Crack è la fine
I nostri territori, e non solo i quartieri più popolari della Città, hanno visto spegnersi tanti giovani, improvvisamente, lasciandoci tutti impotenti. E non è possibile destarsi dal sonno solo al momento del funerale, poi la moda delle lettere, dei palloncini, dei giochi pirotecnici, ma nulla potrà restituire una vita che c’è stata strappata e poi, magari tra chi piange, trovi anche chi spaccia!
Sentiamo sulla nostra pelle l’affermazione di Martin Luther King: “Può darsi che non siate responsabili per la situazione in cui vi trovate, ma lo diventerete se non fate nulla per cambiarla”.
Domani anche la Comunità di Danisinni aderirà alla manifestazione organizzata da SoS Ballarò contro lo spaccio e l’uso di sostanze.
Sebbene il crack porti un nome apparentemente innocuo, dovuto al rumore che produce quando si riscalda prima di essere assunto inalando il fumo, in realtà è una sostanza ricavata dalla lavorazione della cocaina e ha effetti devastanti a livello neurologico modificando l’equilibrio psicofisico dell’organismo e, di conseguenza, procurando un’intensa dipendenza psichica.
Il consumatore, dunque, ben presto arriva ad assumerlo più volte al giorno subendo un assoggettamento totale che gli procura aumento delle pulsazioni cardiache, spasmi muscolari e convulsioni, fino ad esporlo al rischio di collasso respiratorio, ictus o infarto così come a deliri e allucinazioni nel caso di astinenza.
Molte delle escalation di aggressività che si riscontrano nelle nostre strade, oggi, sono dovute all’assunzione di crack che porta ad impulsività e passaggio all’agito privo di un pensiero riflessivo.
La sostanza agisce come un demone che strappa ogni interesse e senso di vita, i rapporti umani sono sviliti ed eventualmente strumentalizzati per un mero appagamento personale. E fino a quando i familiari rimangono ostaggio del consumatore rinunciando a chiedere aiuto, l’epilogo sarà fatale perché l’uso di crack porta necessariamente alla morte o perché l’organismo non regge più o perché l’individuo, fuori di sé, si procura un incidente o, in stato depressivo, arriva al suicidio.

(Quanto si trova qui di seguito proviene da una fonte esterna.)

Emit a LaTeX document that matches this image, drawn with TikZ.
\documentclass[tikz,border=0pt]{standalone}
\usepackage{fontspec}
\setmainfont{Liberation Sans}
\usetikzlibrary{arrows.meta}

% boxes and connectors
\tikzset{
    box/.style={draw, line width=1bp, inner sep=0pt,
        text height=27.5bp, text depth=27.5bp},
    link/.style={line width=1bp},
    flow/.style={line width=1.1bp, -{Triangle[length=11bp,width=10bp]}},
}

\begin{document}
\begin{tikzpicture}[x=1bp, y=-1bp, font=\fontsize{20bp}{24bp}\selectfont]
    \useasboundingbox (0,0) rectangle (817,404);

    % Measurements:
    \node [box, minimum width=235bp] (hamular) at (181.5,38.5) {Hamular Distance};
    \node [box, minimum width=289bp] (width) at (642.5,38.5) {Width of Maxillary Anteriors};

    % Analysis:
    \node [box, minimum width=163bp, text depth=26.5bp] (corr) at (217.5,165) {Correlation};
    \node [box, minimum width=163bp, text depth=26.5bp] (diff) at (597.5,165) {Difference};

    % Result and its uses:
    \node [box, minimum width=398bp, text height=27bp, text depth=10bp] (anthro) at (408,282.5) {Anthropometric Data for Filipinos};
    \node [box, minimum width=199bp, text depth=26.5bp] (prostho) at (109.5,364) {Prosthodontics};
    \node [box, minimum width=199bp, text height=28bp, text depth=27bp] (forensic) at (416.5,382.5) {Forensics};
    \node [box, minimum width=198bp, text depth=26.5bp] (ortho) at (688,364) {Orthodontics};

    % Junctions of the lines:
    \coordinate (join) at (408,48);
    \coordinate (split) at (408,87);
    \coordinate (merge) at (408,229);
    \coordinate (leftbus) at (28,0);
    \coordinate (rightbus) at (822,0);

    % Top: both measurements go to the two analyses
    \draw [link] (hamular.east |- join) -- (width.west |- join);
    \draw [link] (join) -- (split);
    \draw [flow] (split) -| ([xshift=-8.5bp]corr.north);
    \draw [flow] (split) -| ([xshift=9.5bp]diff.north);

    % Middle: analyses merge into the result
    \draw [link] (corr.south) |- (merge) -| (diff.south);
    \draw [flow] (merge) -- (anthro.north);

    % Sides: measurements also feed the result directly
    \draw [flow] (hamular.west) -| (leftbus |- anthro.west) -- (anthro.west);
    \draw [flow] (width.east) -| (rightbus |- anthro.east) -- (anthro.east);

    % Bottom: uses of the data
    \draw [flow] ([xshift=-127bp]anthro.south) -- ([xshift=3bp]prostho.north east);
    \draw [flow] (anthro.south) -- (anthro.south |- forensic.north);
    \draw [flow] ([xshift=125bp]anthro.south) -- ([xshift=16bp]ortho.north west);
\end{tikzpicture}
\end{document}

Tutto questo per procurarsi quindici secondi di picco immediato, uno sballo euforico con senso di grandezza e fierezza per poi ritrovarsi, nell’arco di un quarto d’ora, in uno stato di paranoia e frustrazione, inquietudine e rabbia.
Pensare che solo nella città di Palermo quest’anno almeno sedici bambini, figli di genitori assuntori di droghe, sono stati ricoverati per overdose, è un dato allarmante. Quando entri nel vortice non hai più il senso di cura per l’altro e, anche se il piccolo gioca dove rimane incustodita una dose, l’attenzione è rivolta altrove.
Il Servizio per le dipendenze nella nostra città registra più di ottocento assuntori di crack ma questi sono solo quelli censiti, solo la punta di un iceberg ma la realtà è molto più grave, basti pensare ai numerosi morti per overdose o agli incidenti mortali mentre si era sotto l’effetto di stupefacenti.
Non è possibile arginare il fenomeno rimanendo su un piano emergenziale o delegando ai continui blitz delle forze dell’ordine la soluzione del problema. Abbiamo bisogno di intervenire su un piano preventivo e di promozione umana restituendo dignità e prospettiva di senso a chi si sta affacciando alla vita adulta.
Le nuove generazioni sono le più vulnerabili perché si continua ad offrire un modello culturale che favorisce la ricerca di appagamento compulsivo. La spinta ai consumi espone alle dipendenze perché si trasmette la convinzione che per essere bisogna avere e, ancora, si cerca di evitare ogni sorta di angoscia e frustrazione colmando il silenzio e il vuoto con beni da possedere o evasioni per sballarsi e non pensare.
Ma noi preferiamo pensare e se il pensiero diventa riflessione condivisa allora non si potrà più tacere e sarà tempo di agire. Palermo attende una nuova alba.